### WHAT IS REQUIRED
Reproduce all of the data below without alteration; exclude every picture.

### RECORDED INFORMATION
## start

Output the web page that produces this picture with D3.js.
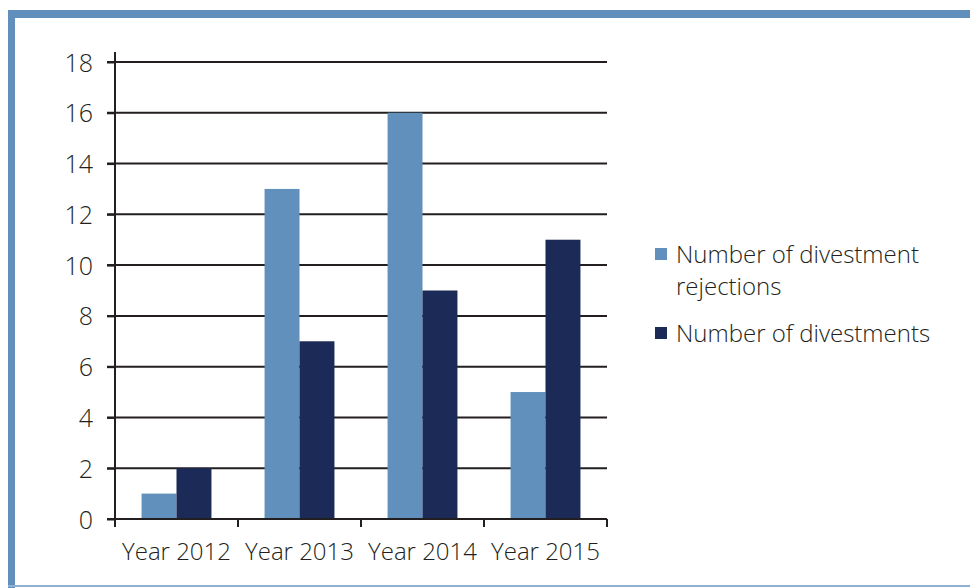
<!DOCTYPE html>
<html><head><meta charset="utf-8">
<script src="https://cdn.jsdelivr.net/npm/d3@7"></script>
<style>
html,body{margin:0;padding:0;background:#fff;}
svg{display:block;}
text{font-family:"Open Sans","Noto Sans",sans-serif;font-weight:300;fill:#231f20;}
</style></head>
<body>
<svg id="c" width="970" height="588"></svg>
<script>
const categories = ["Year 2012","Year 2013","Year 2014","Year 2015"];
const seriesNames = ["Number of divestment rejections","Number of divestments"];
const rejections = [1,13,16,5];
const divestments = [2,7,9,11];
const yTicks = [0,2,4,6,8,10,12,14,16,18];
const colors = ["#6090bb","#1c2a57"];

const svg = d3.select("#c");
// frame
svg.append("rect").attr("x",8).attr("y",10).attr("width",970).attr("height",8).attr("fill","#6090bb");
svg.append("rect").attr("x",8).attr("y",10).attr("width",7).attr("height",578).attr("fill","#6090bb");
svg.append("rect").attr("x",8).attr("y",585).attr("width",970).attr("height",2).attr("fill","#8fb0d0");

const x0 = d3.scaleBand().domain(categories).range([115,607]).paddingInner(0).paddingOuter(0);
const x1 = d3.scaleBand().domain([0,1]).range([0,x0.bandwidth()]).paddingInner(0).paddingOuter(0.76);
const y = d3.scaleLinear().domain([0,18]).range([519,62]);

// gridlines
svg.append("g").selectAll("line").data(yTicks.filter(d=>d>0)).join("line")
  .attr("x1",107).attr("x2",607).attr("y1",d=>y(d)).attr("y2",d=>y(d))
  .attr("stroke","#231f20").attr("stroke-width",2);

// bars
const data = categories.map((c,i)=>({c, v:[rejections[i],divestments[i]]}));
const g = svg.append("g").selectAll("g").data(data).join("g")
  .attr("transform",d=>`translate(${x0(d.c)},0)`);
g.selectAll("rect").data(d=>d.v.map((v,k)=>({v,k}))).join("rect")
  .attr("x",d=>x1(d.k)).attr("width",x1.bandwidth())
  .attr("y",d=>y(d.v)).attr("height",d=>y(0)-y(d.v))
  .attr("fill",d=>colors[d.k]);

// y axis
const yAxis = d3.axisLeft(y).tickValues(yTicks).tickSize(8).tickPadding(14);
const ya = svg.append("g").attr("transform","translate(115,0)").call(yAxis);
ya.select(".domain").attr("stroke","#231f20").attr("stroke-width",2).attr("d","M0,52V519");
ya.selectAll(".tick line").attr("stroke","#231f20").attr("stroke-width",2);
ya.selectAll("text").style("font-size","25px").style("font-family",'"Open Sans","Noto Sans",sans-serif').style("font-weight","300").attr("fill","#231f20").attr("dy","0.36em");

// x axis
const xa = svg.append("g").attr("transform","translate(0,519)");
xa.append("line").attr("x1",107).attr("x2",607).attr("y1",0).attr("y2",0).attr("stroke","#231f20").attr("stroke-width",2);
const bounds = categories.map(c=>x0(c)).concat([x0.range()[1]]);
xa.selectAll("line.tk").data(bounds).join("line").attr("class","tk")
  .attr("x1",d=>d).attr("x2",d=>d).attr("y1",0).attr("y2",8).attr("stroke","#231f20").attr("stroke-width",2);
xa.selectAll("text").data(categories).join("text")
  .attr("x",d=>x0(d)+x0.bandwidth()/2).attr("y",41).attr("text-anchor","middle")
  .style("font-size","24px").text(d=>d);

// legend
const leg = svg.append("g");
const legLines = [["Number of divestment","rejections"],["Number of divestments"]];
const legY = [263,342];
legLines.forEach((lines,i)=>{
  leg.append("rect").attr("x",655).attr("y",legY[i]-15).attr("width",12).attr("height",12).attr("fill",colors[i]);
  const t = leg.append("text").attr("x",676).attr("y",legY[i]).style("font-size","24px");
  lines.forEach((l,j)=>t.append("tspan").attr("x",676).attr("dy",j?32:0).text(l));
});
</script>
</body></html>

## end

### CORRECT RESULT
Output the web page that produces this picture with D3.js.
<!DOCTYPE html>
<html><head><meta charset="utf-8">
<script src="https://cdn.jsdelivr.net/npm/d3@7"></script>
<style>
html,body{margin:0;padding:0;background:#fff;}
svg{display:block;}
text{font-family:"Open Sans","Noto Sans",sans-serif;font-weight:300;fill:#231f20;}
</style></head>
<body>
<svg id="c" width="970" height="588"></svg>
<script>
const categories = ["Year 2012","Year 2013","Year 2014","Year 2015"];
const seriesNames = ["Number of divestment rejections","Number of divestments"];
const rejections = [1,13,16,5];
const divestments = [2,7,9,11];
const yTicks = [0,2,4,6,8,10,12,14,16,18];
const colors = ["#6090bb","#1c2a57"];

const svg = d3.select("#c");
// frame
svg.append("rect").attr("x",8).attr("y",10).attr("width",970).attr("height",8).attr("fill","#6090bb");
svg.append("rect").attr("x",8).attr("y",10).attr("width",7).attr("height",578).attr("fill","#6090bb");
svg.append("rect").attr("x",8).attr("y",585).attr("width",970).attr("height",2).attr("fill","#8fb0d0");

const x0 = d3.scaleBand().domain(categories).range([115,607]).paddingInner(0).paddingOuter(0);
const x1 = d3.scaleBand().domain([0,1]).range([0,x0.bandwidth()]).paddingInner(0).paddingOuter(0.76);
const y = d3.scaleLinear().domain([0,18]).range([519,62]);

// gridlines
svg.append("g").selectAll("line").data(yTicks.filter(d=>d>0)).join("line")
  .attr("x1",107).attr("x2",607).attr("y1",d=>y(d)).attr("y2",d=>y(d))
  .attr("stroke","#231f20").attr("stroke-width",2);

// bars
const data = categories.map((c,i)=>({c, v:[rejections[i],divestments[i]]}));
const g = svg.append("g").selectAll("g").data(data).join("g")
  .attr("transform",d=>`translate(${x0(d.c)},0)`);
g.selectAll("rect").data(d=>d.v.map((v,k)=>({v,k}))).join("rect")
  .attr("x",d=>x1(d.k)).attr("width",x1.bandwidth())
  .attr("y",d=>y(d.v)).attr("height",d=>y(0)-y(d.v))
  .attr("fill",d=>colors[d.k]);

// y axis
const yAxis = d3.axisLeft(y).tickValues(yTicks).tickSize(8).tickPadding(14);
const ya = svg.append("g").attr("transform","translate(115,0)").call(yAxis);
ya.select(".domain").attr("stroke","#231f20").attr("stroke-width",2).attr("d","M0,52V519");
ya.selectAll(".tick line").attr("stroke","#231f20").attr("stroke-width",2);
ya.selectAll("text").style("font-size","25px").style("font-family",'"Open Sans","Noto Sans",sans-serif').style("font-weight","300").attr("fill","#231f20").attr("dy","0.36em");

// x axis
const xa = svg.append("g").attr("transform","translate(0,519)");
xa.append("line").attr("x1",107).attr("x2",607).attr("y1",0).attr("y2",0).attr("stroke","#231f20").attr("stroke-width",2);
const bounds = categories.map(c=>x0(c)).concat([x0.range()[1]]);
xa.selectAll("line.tk").data(bounds).join("line").attr("class","tk")
  .attr("x1",d=>d).attr("x2",d=>d).attr("y1",0).attr("y2",8).attr("stroke","#231f20").attr("stroke-width",2);
xa.selectAll("text").data(categories).join("text")
  .attr("x",d=>x0(d)+x0.bandwidth()/2).attr("y",41).attr("text-anchor","middle")
  .style("font-size","24px").text(d=>d);

// legend
const leg = svg.append("g");
const legLines = [["Number of divestment","rejections"],["Number of divestments"]];
const legY = [263,342];
legLines.forEach((lines,i)=>{
  leg.append("rect").attr("x",655).attr("y",legY[i]-15).attr("width",12).attr("height",12).attr("fill",colors[i]);
  const t = leg.append("text").attr("x",676).attr("y",legY[i]).style("font-size","24px");
  lines.forEach((l,j)=>t.append("tspan").attr("x",676).attr("dy",j?32:0).text(l));
});
</script>
</body></html>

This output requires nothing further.